The video inputs are arranged on removable modules that slide into three slots. In the standard configuration, slots 1 and 2 each have two HDMI ports and slot 3 has a single component/RGB input with analog L/R audio connections. You can order a variety of HDMI or component combinations (but no more than two HDMI modules), or even DVI-D and HD-SDI (high-definition serial-digital Interface) boards. HD-SDI is a pro connection format, but it may be useful in some custom installations. There are no composite or S-video options. But a product such as this will normally be used with a flexible preamp/processor or A/V receiver that can get around this issue with its own video switching, processing, and cross-conversion.
The HDMI inputs are 1.2a, not 1.3. That means no Deep Color (increased color bit depth) or x.v.Color (expanded color gamut) when—or if—these two features ever become important in commercial content. There is little activity on that front apart from video games and a few HD camcorders.
There are also two non-modular inputs: a PC (VGA) connection (together with a L/R audio minijack) and an RS-232 port. There is no USB interface.

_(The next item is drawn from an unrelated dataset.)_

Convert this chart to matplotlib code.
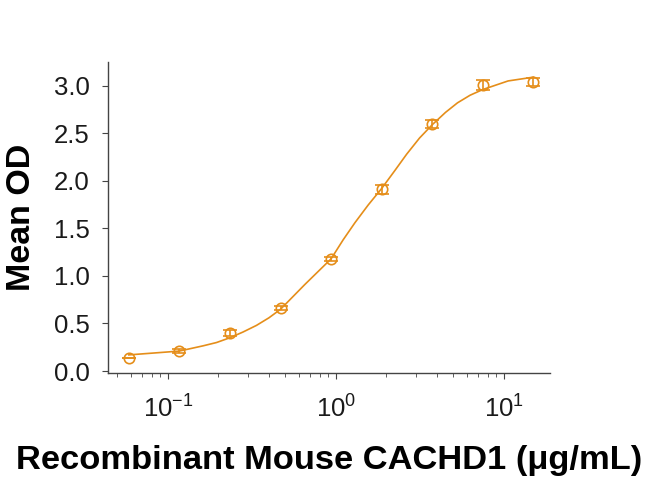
import matplotlib
matplotlib.use("Agg")
import matplotlib.pyplot as plt
from matplotlib.ticker import LogLocator, FixedLocator

plt.rcParams['font.family'] = ['Liberation Sans', 'DejaVu Sans']
plt.rcParams['mathtext.fontset'] = 'custom'
plt.rcParams['mathtext.rm'] = 'Liberation Sans'
plt.rcParams['mathtext.it'] = 'Liberation Sans'

# concentration (ug/mL), mean OD and error
conc = [0.0586, 0.117, 0.234, 0.469, 0.9375, 1.875, 3.75, 7.5, 15]
mean_od = [0.136, 0.21, 0.40, 0.66, 1.18, 1.91, 2.60, 3.01, 3.04]
err = [0.0, 0.02, 0.03, 0.02, 0.02, 0.05, 0.04, 0.05, 0.04]

# fitted curve
curve_x = [0.0586, 0.083, 0.117, 0.162, 0.195, 0.234, 0.28, 0.337, 0.40,
           0.469, 0.654, 0.9375, 1.106, 1.30, 1.557, 1.875, 2.25, 2.64,
           3.15, 3.75, 4.5, 5.3, 6.3, 7.5, 10.6, 15]
curve_y = [0.17, 0.19, 0.21, 0.265, 0.30, 0.35, 0.41, 0.48, 0.56,
           0.65, 0.91, 1.18, 1.38, 1.56, 1.745, 1.92, 2.11, 2.28,
           2.45, 2.59, 2.72, 2.82, 2.90, 2.96, 3.05, 3.09]

yticks = [0.0, 0.5, 1.0, 1.5, 2.0, 2.5, 3.0]

orange = '#E58E1A'

fig = plt.figure(figsize=(6.5, 4.8), dpi=100)
ax = fig.add_axes([0.166, 0.223, 0.680, 0.648])

ax.plot(curve_x, curve_y, color=orange, lw=1.2)
ax.errorbar(conc, mean_od, yerr=err, fmt='o', mfc='none', mec=orange,
            ecolor=orange, ms=7.5, mew=1.2, capsize=5, elinewidth=1.2,
            capthick=1.2, zorder=3)

ax.set_xscale('log')
ax.set_xlim(0.044, 18.8)
ax.set_ylim(-0.02, 3.25)
ax.yaxis.set_major_locator(FixedLocator(yticks))
ax.set_yticklabels(['%.1f' % v for v in yticks])
ax.xaxis.set_major_locator(LogLocator(base=10))
ax.xaxis.set_minor_locator(LogLocator(base=10, subs=range(2, 10)))

for s in ['top', 'right']:
    ax.spines[s].set_visible(False)
for s in ['left', 'bottom']:
    ax.spines[s].set_color('#444444')
    ax.spines[s].set_linewidth(1.0)

ax.tick_params(axis='both', which='major', direction='out', length=4,
               color='#444444', labelsize=18.5, labelcolor='#1a1a1a')
ax.tick_params(axis='y', which='major', pad=9)
ax.tick_params(axis='x', which='major', pad=12)
ax.tick_params(axis='x', which='minor', direction='out', length=3,
               color='#444444')

ax.set_ylabel('Mean OD', fontsize=24.5, fontweight='bold', labelpad=12)
ax.set_xlabel('Recombinant Mouse CACHD1 (μg/mL)', fontsize=24.8,
              fontweight='bold', labelpad=16)

fig.savefig('out.png', dpi=100)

If the set receives a 1080p/24 source, it first doubles it to a 48Hz refresh rate. This is further processed into a "pseudo 96Hz" refresh rate to minimize flicker. According to Panasonic, this is done by using "intelligent subfield distribution." I could not get a clear explanation of this process—if I could describe it here, it would likely make your head explode—but the important point is that a 24fps source is not compromised by conversion to 60fps via 3:2 pulldown as it is in many sets.